▶ [Aim] Word for word, quote all of the material, omitting the pictures.

** Start Given information **

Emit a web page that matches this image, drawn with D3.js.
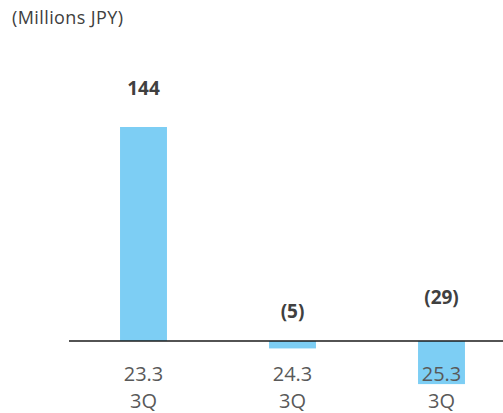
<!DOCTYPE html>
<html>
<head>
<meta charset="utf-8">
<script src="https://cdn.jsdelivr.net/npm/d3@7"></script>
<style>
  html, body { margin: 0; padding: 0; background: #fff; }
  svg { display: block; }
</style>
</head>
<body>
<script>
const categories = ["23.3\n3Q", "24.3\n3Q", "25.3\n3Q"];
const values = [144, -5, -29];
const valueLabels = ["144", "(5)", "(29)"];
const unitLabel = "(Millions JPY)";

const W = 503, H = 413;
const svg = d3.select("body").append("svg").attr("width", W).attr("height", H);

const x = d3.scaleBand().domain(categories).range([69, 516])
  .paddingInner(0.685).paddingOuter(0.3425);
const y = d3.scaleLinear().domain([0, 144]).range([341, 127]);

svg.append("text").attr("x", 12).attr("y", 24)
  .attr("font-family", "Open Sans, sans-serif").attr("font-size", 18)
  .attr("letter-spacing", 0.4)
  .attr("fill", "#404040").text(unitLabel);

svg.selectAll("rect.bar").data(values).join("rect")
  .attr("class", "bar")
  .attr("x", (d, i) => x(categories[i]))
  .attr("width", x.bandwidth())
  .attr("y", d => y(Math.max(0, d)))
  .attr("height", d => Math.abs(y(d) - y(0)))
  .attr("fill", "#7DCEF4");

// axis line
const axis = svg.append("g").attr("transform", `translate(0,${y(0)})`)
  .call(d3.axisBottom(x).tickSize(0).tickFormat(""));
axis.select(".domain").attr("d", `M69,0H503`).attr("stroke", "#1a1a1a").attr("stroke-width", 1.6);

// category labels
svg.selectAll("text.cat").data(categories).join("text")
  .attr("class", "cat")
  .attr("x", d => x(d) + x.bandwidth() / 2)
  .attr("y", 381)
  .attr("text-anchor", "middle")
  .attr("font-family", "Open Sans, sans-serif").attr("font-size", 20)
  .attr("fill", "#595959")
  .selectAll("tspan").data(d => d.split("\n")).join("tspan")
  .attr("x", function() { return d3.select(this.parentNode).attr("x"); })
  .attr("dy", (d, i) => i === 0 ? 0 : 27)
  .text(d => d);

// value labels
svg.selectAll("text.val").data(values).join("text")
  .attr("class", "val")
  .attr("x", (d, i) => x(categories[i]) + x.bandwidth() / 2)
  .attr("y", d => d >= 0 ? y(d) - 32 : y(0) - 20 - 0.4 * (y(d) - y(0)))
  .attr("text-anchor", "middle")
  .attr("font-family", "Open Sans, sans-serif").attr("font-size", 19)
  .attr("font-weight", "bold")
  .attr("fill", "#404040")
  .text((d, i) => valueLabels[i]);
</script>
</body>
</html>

** End Given information **

▶ [Solution to this exercise]
Emit a web page that matches this image, drawn with D3.js.
<!DOCTYPE html>
<html>
<head>
<meta charset="utf-8">
<script src="https://cdn.jsdelivr.net/npm/d3@7"></script>
<style>
  html, body { margin: 0; padding: 0; background: #fff; }
  svg { display: block; }
</style>
</head>
<body>
<script>
const categories = ["23.3\n3Q", "24.3\n3Q", "25.3\n3Q"];
const values = [144, -5, -29];
const valueLabels = ["144", "(5)", "(29)"];
const unitLabel = "(Millions JPY)";

const W = 503, H = 413;
const svg = d3.select("body").append("svg").attr("width", W).attr("height", H);

const x = d3.scaleBand().domain(categories).range([69, 516])
  .paddingInner(0.685).paddingOuter(0.3425);
const y = d3.scaleLinear().domain([0, 144]).range([341, 127]);

svg.append("text").attr("x", 12).attr("y", 24)
  .attr("font-family", "Open Sans, sans-serif").attr("font-size", 18)
  .attr("letter-spacing", 0.4)
  .attr("fill", "#404040").text(unitLabel);

svg.selectAll("rect.bar").data(values).join("rect")
  .attr("class", "bar")
  .attr("x", (d, i) => x(categories[i]))
  .attr("width", x.bandwidth())
  .attr("y", d => y(Math.max(0, d)))
  .attr("height", d => Math.abs(y(d) - y(0)))
  .attr("fill", "#7DCEF4");

// axis line
const axis = svg.append("g").attr("transform", `translate(0,${y(0)})`)
  .call(d3.axisBottom(x).tickSize(0).tickFormat(""));
axis.select(".domain").attr("d", `M69,0H503`).attr("stroke", "#1a1a1a").attr("stroke-width", 1.6);

// category labels
svg.selectAll("text.cat").data(categories).join("text")
  .attr("class", "cat")
  .attr("x", d => x(d) + x.bandwidth() / 2)
  .attr("y", 381)
  .attr("text-anchor", "middle")
  .attr("font-family", "Open Sans, sans-serif").attr("font-size", 20)
  .attr("fill", "#595959")
  .selectAll("tspan").data(d => d.split("\n")).join("tspan")
  .attr("x", function() { return d3.select(this.parentNode).attr("x"); })
  .attr("dy", (d, i) => i === 0 ? 0 : 27)
  .text(d => d);

// value labels
svg.selectAll("text.val").data(values).join("text")
  .attr("class", "val")
  .attr("x", (d, i) => x(categories[i]) + x.bandwidth() / 2)
  .attr("y", d => d >= 0 ? y(d) - 32 : y(0) - 20 - 0.4 * (y(d) - y(0)))
  .attr("text-anchor", "middle")
  .attr("font-family", "Open Sans, sans-serif").attr("font-size", 19)
  .attr("font-weight", "bold")
  .attr("fill", "#404040")
  .text((d, i) => valueLabels[i]);
</script>
</body>
</html>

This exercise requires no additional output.